Daffodil stems and leaves are already poking out, but we’ve got a couple more weeks before they bloom en masse. I saw a solitary daffodil flower early in the month. It looked rough. Poor kid arrived at the party too early.

Even though the colors that can make Oakhurst beautiful are taking PTO this month, gray is ok. There’s beauty in gray, and brown and black.

Our leaf canopy is gone so you can look up at the trees and admire their outline without the leaves in the way.

Point your phone and snap a photo. Make it black and white so you can concentrate on the shape.

A bare tree looking like a river.
A bare tree in Oakhurst.

If the sun isn’t behind you might get a silhouette akin to an intricate pencil drawing.
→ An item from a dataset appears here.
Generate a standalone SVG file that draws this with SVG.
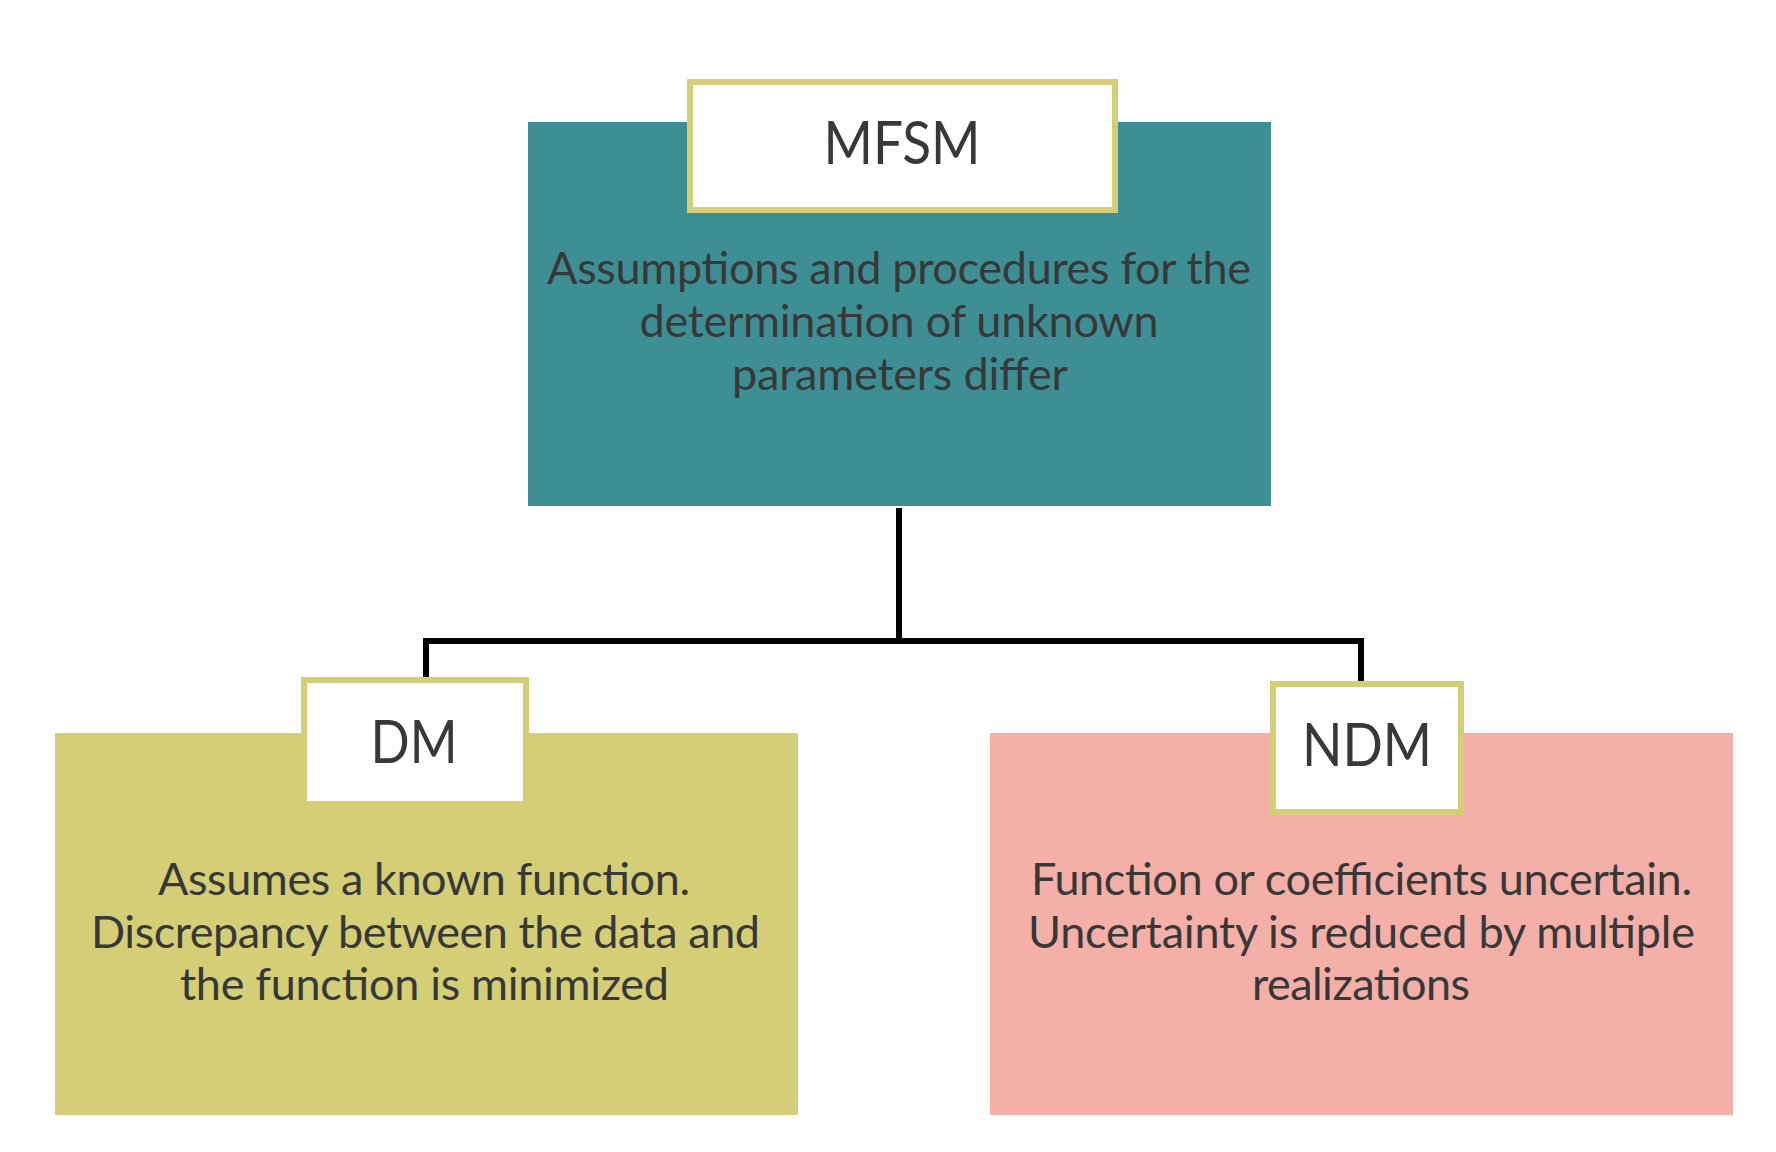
<svg xmlns="http://www.w3.org/2000/svg" width="1776" height="1152" viewBox="0 0 1776 1152">
<style>
.bg{fill:#ffffff}
.title{fill:#ffffff;stroke:#D4CE76;stroke-width:6}
.t{font-family:Lato,"Open Sans","Liberation Sans",sans-serif;fill:#383838;text-anchor:middle}
.h{font-size:60px}
.b{font-size:45px}
.conn{fill:none;stroke:#000000;stroke-width:6}
</style>
<rect class="bg" x="0" y="0" width="1776" height="1152"/>
<g id="connectors">
<path class="conn" d="M899 508 V641"/>
<path class="conn" d="M426 680 V641 H1361 V684"/>
</g>
<g id="node-mfsm">
<rect x="528" y="122" width="743" height="384" fill="#3E8F94"/>
<rect class="title" x="690" y="82" width="425" height="128"/>
<text class="t h" x="902" y="164" textLength="157" lengthAdjust="spacingAndGlyphs">MFSM</text>
<text class="t b" x="899" y="284" textLength="704">Assumptions and procedures for the</text>
<text class="t b" x="899" y="337" textLength="519">determination of unknown</text>
<text class="t b" x="900" y="390" textLength="336">parameters differ</text>
</g>
<g id="node-dm">
<rect x="55" y="733" width="743" height="382" fill="#D4CE76"/>
<rect class="title" x="304" y="680" width="222" height="124"/>
<text class="t h" x="414" y="763" textLength="87" lengthAdjust="spacingAndGlyphs">DM</text>
<text class="t b" x="424" y="895" textLength="532">Assumes a known function.</text>
<text class="t b" x="425.5" y="948" textLength="669">Discrepancy between the data and</text>
<text class="t b" x="424.5" y="1000" textLength="489">the function is minimized</text>
</g>
<g id="node-ndm">
<rect x="990" y="733" width="743" height="382" fill="#F4B0A8"/>
<rect class="title" x="1273" y="684" width="188" height="128"/>
<text class="t h" x="1367" y="766" textLength="130" lengthAdjust="spacingAndGlyphs">NDM</text>
<text class="t b" x="1361.5" y="895" textLength="661">Function or coefficients uncertain.</text>
<text class="t b" x="1361.5" y="948" textLength="667">Uncertainty is reduced by multiple</text>
<text class="t b" x="1361" y="1000" textLength="218">realizations</text>
</g>
</svg>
It reminds me of an artist’s rendering of the human nervous system, the trunk is the spine and the most distant branches and twigs, the nerves in the toes and fingers.

Looking up at bare tree branches against the sky also reminds me of satellite images of dry river beds.

The similarity of the shape is uncanny. Maybe that’s because trees and rivers do the same thing. They move water. The difference is, they move them in the opposite direction.

A satellite image of a dry river bed
A satellite image of a dry river bed, that happens to be the artwork from one of my favorite albums.

Water on the ground flows downhill from the branches of rivers, the creeks and streams, to trunk of the river. In a tree, water flows up from trunk to branch to leaves, where it’s returned to the clouds as water vapor

It’s only in the satellite age that people like me can clearly see the symmetry between rivers and trees.`

I don’t know enough about religion to name one here, but I’d bet several nature-centric religions understood the symmetry without the benefit of satellites.

“Nature is a language. Can’t you read?” Morrissey said that. He wasn’t talking about trees though.